A faster way to fix failed TM30 submission issues
If your problem is repeated portal failure rather than a missing document, the fastest fix is usually to stop fighting the interface and use a managed digital workflow instead. Services like TM30.io are built for exactly this gap: you send the passport image, the system extracts the data, prepares the form, submits it, and keeps retrying if the Immigration portal is unresponsive.
That changes the job from form wrestling to simple verification. Instead of manually typing every field and hoping the session survives, you review the details and wait for confirmation. For single-property owners, that means less stress. For accommodation operators, it means less operational drag across every check-in.
There is still a trade-off. If your underlying property registration is wrong, no software can invent valid official data. You still need the correct property details tied to the reporting account. But when the issue is routine human error, bad manual workflows, or a flaky government portal, automation is often the most practical fix.
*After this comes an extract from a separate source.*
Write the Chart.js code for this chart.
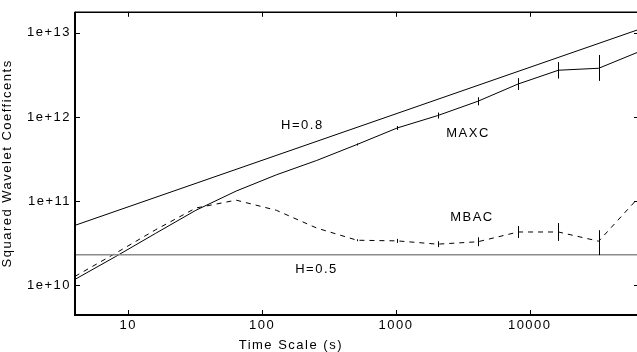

How to avoid the same TM30 failure next time
The easiest TM30 problem to solve is the one you prevent before check-in. That starts with standardizing how you collect guest information. Ask for a clean passport image early, not at the last minute. Use one address format consistently. Keep property registration details in a reference file your staff can copy from accurately.
If you manage multiple units, make sure every room or property is mapped correctly before you need it. Last-minute guesswork is where duplicate entries, wrong room numbers, and failed submissions tend to happen.
It is also worth looking at process design, not just form entry. If one person knows the TM30 workflow and everyone else improvises when they are off duty, your system is fragile. The more your filing depends on memory and manual effort, the more likely it is to fail during busy periods.
A reliable process should be boring. Passport comes in. Data is captured. Submission is sent. Receipt is stored. If any step feels inconsistent, that is usually where future failures begin.
TM30 filing does not have to become a daily fight with a slow website. When you know whether the issue is bad data, property mismatch, or portal instability, the next step gets much clearer - and usually much faster.